Source code of charts
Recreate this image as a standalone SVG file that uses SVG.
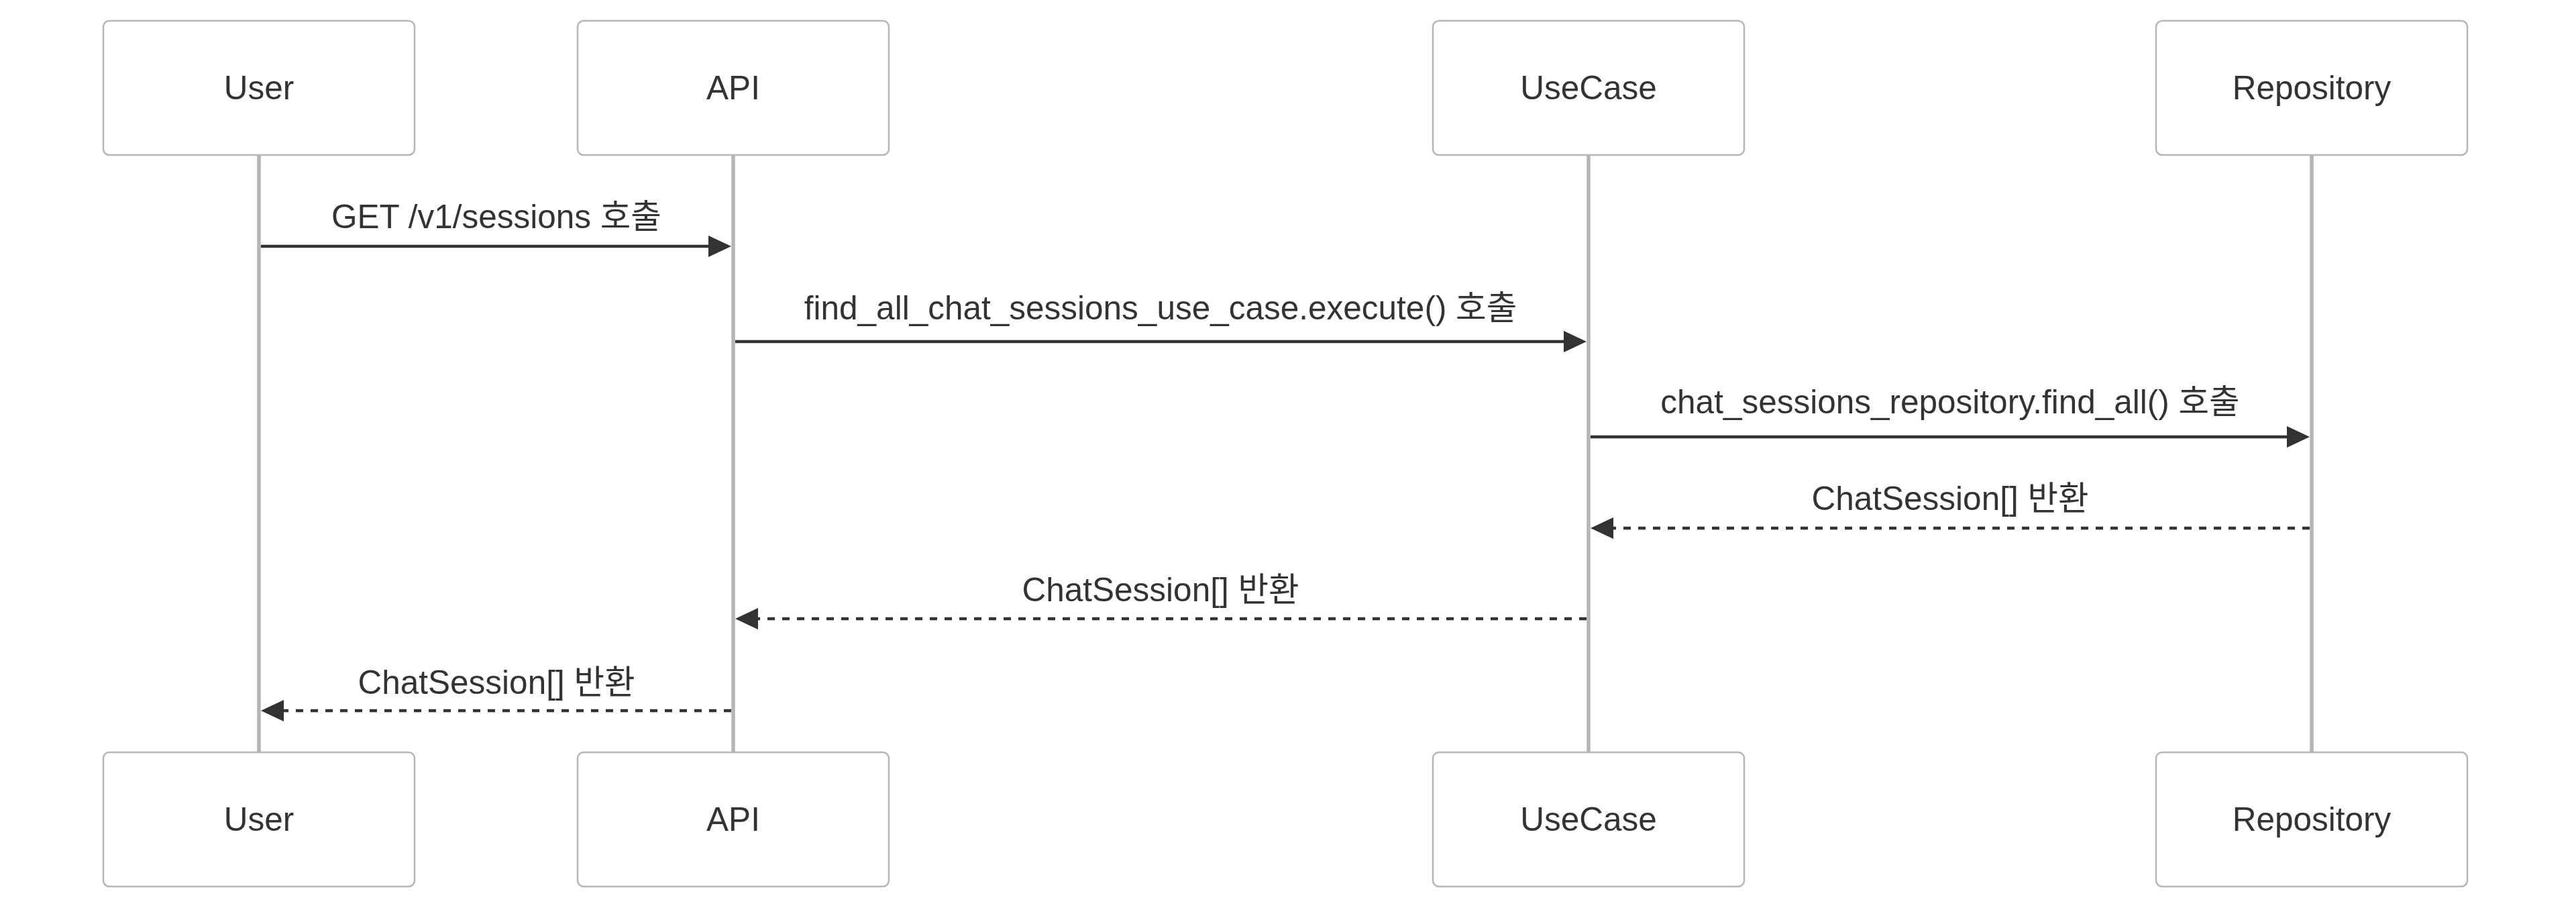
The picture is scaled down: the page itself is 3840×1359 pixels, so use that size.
<svg xmlns="http://www.w3.org/2000/svg" width="3840" height="1359" viewBox="0 0 3840 1359">
<style>
.actor{fill:#ffffff;stroke:#b5b5b5;stroke-width:2.5}
.life{stroke:#b5b5b5;stroke-width:5.5}
.atext{font-family:"Liberation Sans",Arial,"Noto Sans CJK KR",sans-serif;font-size:49.5px;fill:#333333;text-anchor:middle}
.mtext{font-family:"Liberation Sans",Arial,"Noto Sans CJK KR",sans-serif;font-size:49.5px;fill:#333333;text-anchor:middle}
.msg{stroke:#333333;stroke-width:4.6;fill:none}
.dash{stroke-dasharray:11,11}
</style>
<defs>
<marker id="ah" markerUnits="userSpaceOnUse" markerWidth="34" markerHeight="32" viewBox="0 0 10 10" refX="7.94" refY="5" orient="auto" preserveAspectRatio="none">
<path d="M0,0 L10,5 L0,10 z" fill="#333333" stroke="none"/>
</marker>
</defs>
<rect width="3840" height="1359" fill="#ffffff"/>
<g id="lifelines">
<line class="life" x1="386" y1="231" x2="386" y2="1120"/>
<line class="life" x1="1093" y1="231" x2="1093" y2="1120"/>
<line class="life" x1="2368" y1="231" x2="2368" y2="1120"/>
<line class="life" x1="3446" y1="231" x2="3446" y2="1120"/>
</g>
<g id="user">
<rect class="actor" x="154" y="31" width="464" height="200" rx="9"/>
<text class="atext" x="386" y="148">User</text>
<rect class="actor" x="154" y="1121" width="464" height="200" rx="9"/>
<text class="atext" x="386" y="1238">User</text>
</g>
<g id="api">
<rect class="actor" x="861" y="31" width="464" height="200" rx="9"/>
<text class="atext" x="1093" y="148">API</text>
<rect class="actor" x="861" y="1121" width="464" height="200" rx="9"/>
<text class="atext" x="1093" y="1238">API</text>
</g>
<g id="usecase">
<rect class="actor" x="2136" y="31" width="464" height="200" rx="9"/>
<text class="atext" x="2368" y="148">UseCase</text>
<rect class="actor" x="2136" y="1121" width="464" height="200" rx="9"/>
<text class="atext" x="2368" y="1238">UseCase</text>
</g>
<g id="repository">
<rect class="actor" x="3214" y="31" width="464" height="200" rx="9"/>
<text class="atext" x="3446" y="148">Repository</text>
<rect class="actor" x="3214" y="1121" width="464" height="200" rx="9"/>
<text class="atext" x="3446" y="1238">Repository</text>
</g>
<g id="connectors">
<line class="msg" x1="389" y1="367" x2="1083" y2="367" marker-end="url(#ah)"/>
<text class="mtext" x="740" y="340">GET /v1/sessions 호출</text>
<line class="msg" x1="1096" y1="509" x2="2358" y2="509" marker-end="url(#ah)"/>
<text class="mtext" x="1730" y="476">find_all_chat_sessions_use_case.execute() 호출</text>
<line class="msg" x1="2371" y1="651" x2="3436" y2="651" marker-end="url(#ah)"/>
<text class="mtext" x="2907" y="616">chat_sessions_repository.find_all() 호출</text>
<line class="msg dash" x1="3443" y1="787" x2="2378" y2="787" marker-end="url(#ah)"/>
<text class="mtext" x="2907" y="760">ChatSession[] 반환</text>
<line class="msg dash" x1="2365" y1="922" x2="1103" y2="922" marker-end="url(#ah)"/>
<text class="mtext" x="1730" y="896">ChatSession[] 반환</text>
<line class="msg dash" x1="1090" y1="1059" x2="396" y2="1059" marker-end="url(#ah)"/>
<text class="mtext" x="740" y="1034">ChatSession[] 반환</text>
</g>
</svg>
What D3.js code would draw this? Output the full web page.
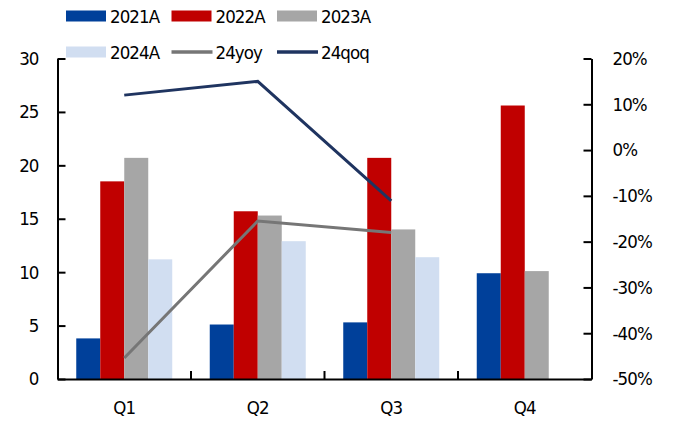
<!DOCTYPE html>
<html>
<head>
<meta charset="utf-8">
<script src="https://cdn.jsdelivr.net/npm/d3@7/dist/d3.min.js"></script>
<style>
  html, body { margin: 0; padding: 0; background: #fff; }
  svg text { font-family: "DejaVu Sans Condensed", "DejaVu Sans", sans-serif; font-size: 18.5px; letter-spacing: -0.9px; fill: #000; }
</style>
</head>
<body>
<svg id="chart" width="681" height="421"></svg>
<script>
// Quarterly values (left axis) and 2024 growth rates (right axis, %)
const quarters = ["Q1", "Q2", "Q3", "Q4"];
const barSeries = ["2021A", "2022A", "2023A", "2024A"];
const v2021 = [3.8, 5.1, 5.3, 9.9];
const v2022 = [18.5, 15.7, 20.7, 25.6];
const v2023 = [20.7, 15.3, 14.0, 10.1];
const v2024 = [11.2, 12.9, 11.4, null];
const yoy24 = [-45.4, -15.5, -18.0];
const qoq24 = [12.0, 15.0, -11.1];
const leftTicks = [0, 5, 10, 15, 20, 25, 30];
const rightTicks = [-50, -40, -30, -20, -10, 0, 10, 20];

const barColors = ["#00409A", "#C00000", "#A6A6A6", "#D1DEF1"];
const yoyColor = "#767676";
const qoqColor = "#1F3460";

const svg = d3.select("#chart");
const plot = { left: 57.5, right: 591.5, top: 58.5, bottom: 379 };

const x = d3.scaleBand().domain(quarters).range([plot.left, plot.right]).paddingInner(0).paddingOuter(0);
const xInner = d3.scaleBand().domain(barSeries).range([0, 96]);
const groupOffset = (x.bandwidth() - 96) / 2;
const yL = d3.scaleLinear().domain([0, 30]).range([plot.bottom, plot.top]);
const yR = d3.scaleLinear().domain([-50, 20]).range([plot.bottom, plot.top]);

const allBars = [v2021, v2022, v2023, v2024];

// Bars
barSeries.forEach((s, si) => {
  svg.append("g").selectAll("rect")
    .data(quarters.map((q, i) => ({ q, v: allBars[si][i] })).filter(d => d.v != null))
    .join("rect")
    .attr("x", d => x(d.q) + groupOffset + xInner(s))
    .attr("y", d => yL(d.v))
    .attr("width", xInner.bandwidth())
    .attr("height", d => yL(0) - yL(d.v))
    .attr("fill", barColors[si]);
});

// Lines on the right axis
const lineGen = d3.line()
  .x((d, i) => x(quarters[i]) + x.bandwidth() / 2)
  .y(d => yR(d));

svg.append("path").datum(yoy24).attr("d", lineGen)
  .attr("fill", "none").attr("stroke", yoyColor).attr("stroke-width", 3);
svg.append("path").datum(qoq24).attr("d", lineGen)
  .attr("fill", "none").attr("stroke", qoqColor).attr("stroke-width", 3);

// Axes
const axisStyle = g => {
  g.selectAll(".domain").attr("stroke", "#000").attr("stroke-width", 2);
  g.selectAll(".tick line").attr("stroke", "#000").attr("stroke-width", 2);
  g.selectAll("text").attr("font-family", null).attr("font-size", null);
};

svg.append("g")
  .attr("transform", `translate(${plot.left},0)`)
  .call(d3.axisRight(yL).tickValues(leftTicks).tickSize(8).tickSizeOuter(0).tickFormat(d => d))
  .call(axisStyle)
  .call(g => g.selectAll("text").attr("x", -19).attr("text-anchor", "end"));

svg.append("g")
  .attr("transform", `translate(${plot.right},0)`)
  .call(d3.axisLeft(yR).tickValues(rightTicks).tickSize(8).tickSizeOuter(0).tickFormat(d => d + "%"))
  .call(axisStyle)
  .call(g => g.selectAll("text").attr("x", 21).attr("text-anchor", "start"));

const xAxis = svg.append("g")
  .attr("transform", `translate(0,${plot.bottom})`);
xAxis.call(d3.axisTop(x).tickSize(0).tickSizeOuter(0))
  .call(axisStyle)
  .call(g => g.selectAll("text").attr("y", 29).attr("dy", "0.32em"));
// Category separator ticks
xAxis.selectAll(".sep")
  .data(quarters.slice(1))
  .join("line")
  .attr("x1", d => x(d)).attr("x2", d => x(d))
  .attr("y1", 0).attr("y2", -8)
  .attr("stroke", "#000").attr("stroke-width", 2);

// Legend
const legendItems = [
  { name: "2021A", type: "rect", color: barColors[0], col: 0, row: 0 },
  { name: "2022A", type: "rect", color: barColors[1], col: 1, row: 0 },
  { name: "2023A", type: "rect", color: barColors[2], col: 2, row: 0 },
  { name: "2024A", type: "rect", color: barColors[3], col: 0, row: 1 },
  { name: "24yoy", type: "line", color: yoyColor, col: 1, row: 1 },
  { name: "24qoq", type: "line", color: qoqColor, col: 2, row: 1 }
];
const colX = [66, 171.5, 277];
const rowY = [16, 52];
const lg = svg.append("g").selectAll("g").data(legendItems).join("g")
  .attr("transform", d => `translate(${colX[d.col]},${rowY[d.row]})`);
lg.filter(d => d.type === "rect").append("rect")
  .attr("x", 0).attr("y", -5.5).attr("width", 40).attr("height", 11)
  .attr("fill", d => d.color);
lg.filter(d => d.type === "line").append("line")
  .attr("x1", 0).attr("x2", 41).attr("y1", 0).attr("y2", 0)
  .attr("stroke", d => d.color).attr("stroke-width", 3.5);
lg.append("text").attr("x", 44).attr("y", 0).attr("dy", "0.36em").text(d => d.name);
</script>
</body>
</html>
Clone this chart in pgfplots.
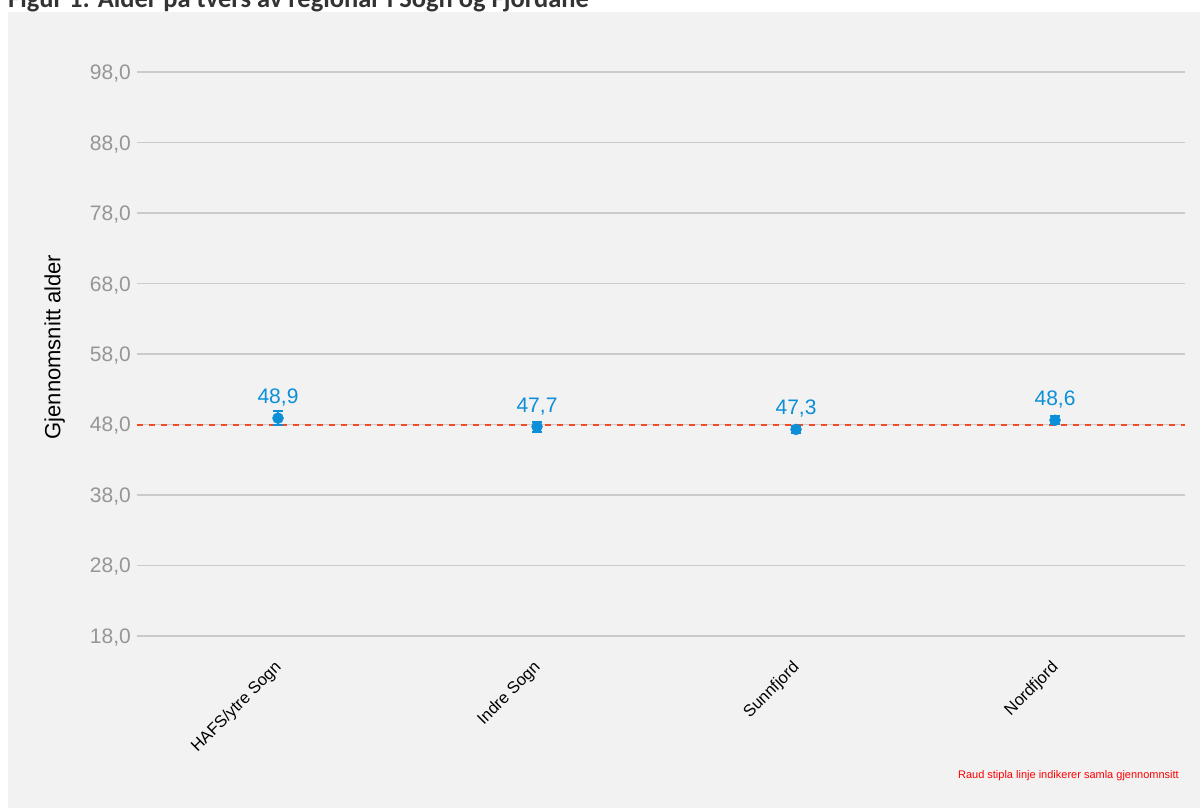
\documentclass[border=0pt]{standalone}
\usepackage{pgfplots}
\pgfplotsset{compat=1.18}
\usepackage{fontspec}
\setmainfont{Liberation Sans}
\newfontfamily\titlefont{Carlito}

\definecolor{panelbg}{HTML}{F2F2F2}
\definecolor{gridgray}{HTML}{CBCBCB}
\definecolor{tickgray}{HTML}{969696}
\definecolor{ptblue}{HTML}{0A8FD8}
\definecolor{meanred}{HTML}{F04A28}
\definecolor{titlegray}{HTML}{333333}

% region, mean age, error
\pgfplotstableread{
x  y     err
0  48.9  0.95
1  47.7  0.7
2  47.3  0.45
3  48.6  0.6
}\agedata

\begin{document}
\begin{tikzpicture}[x=1pt,y=1pt]
% page frame, given relative to the lower left corner of the plot area
\useasboundingbox (-137,-157.9) rectangle ++(1200,808);
\clip (-137,-157.9) rectangle ++(1200,808);
\begin{scope}[shift={(-137,-157.9)}]
\fill[panelbg] (8,0) rectangle (1200,796);
\node[anchor=base west, inner sep=0pt, text=titlegray]
  at (8,800.5) {\titlefont\bfseries\fontsize{26.5}{30}\selectfont Figur 1: Alder på tvers av regionar i Sogn og Fjordane};
\end{scope}

\begin{axis}[
  scale only axis, width=1048pt, height=606.3pt,
  xmin=-0.5444, xmax=3.502,
  ymin=16, ymax=102,
  axis line style={draw=none},
  major tick length=0pt,
  xtick={0,1,2,3},
  xticklabels={HAFS/ytre Sogn, Indre Sogn, Sunnfjord, Nordfjord},
  ytick={18,28,...,98},
  ymajorgrids,
  grid style={color=gridgray, line width=1.1pt},
  /pgf/number format/.cd, fixed, fixed zerofill, precision=1, use comma, assume math mode=true,
  /pgfplots/.cd,
  yticklabel style={anchor=base east, inner sep=0pt, xshift=-6pt, yshift=-7.5pt,
    text=tickgray, font=\fontsize{21}{25}\selectfont},
  xticklabel style={rotate=45, anchor=north east, inner sep=0pt, xshift=-10pt, yshift=-3.5pt,
    text=black, font=\fontsize{16.5}{20}\selectfont},
  clip=false,
]
% overall mean
\addplot[meanred, line width=2pt, dash pattern=on 6pt off 6pt] coordinates {(-0.5444,48) (3.502,48)};
% regional means with error bars
\addplot[
  only marks, mark=*, mark size=5.5pt, color=ptblue,
  error bars/.cd, y dir=both, y explicit,
  error bar style={line width=2pt, color=ptblue},
  error mark options={rotate=90, mark size=5pt, line width=2pt, color=ptblue},
] table[x=x, y=y, y error=err] {\agedata};
\addplot[
  only marks, mark=none,
  nodes near coords,
  every node near coord/.append style={anchor=base, inner sep=0pt, yshift=14.5pt,
    text=ptblue, font=\fontsize{21}{25}\selectfont},
] table[x=x, y=y] {\agedata};
\end{axis}

\begin{scope}[shift={(-137,-157.9)}]
\node[rotate=90, anchor=base, inner sep=0pt, text=black]
  at (60.5,461) {\fontsize{22}{26}\selectfont Gjennomsnitt alder};
\node[anchor=base east, inner sep=0pt, text=red]
  at (1179,29) {\fontsize{11}{13}\selectfont Raud stipla linje indikerer samla gjennomnsitt};
\end{scope}
\end{tikzpicture}
\end{document}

-- Task to carry out --
Read the lines above. Gather those in which the string "that" is found.

-- Output of the exercise --
Recreate this image as a standalone SVG file that uses SVG.
The picture is scaled down: the page itself is 3840×1359 pixels, so use that size.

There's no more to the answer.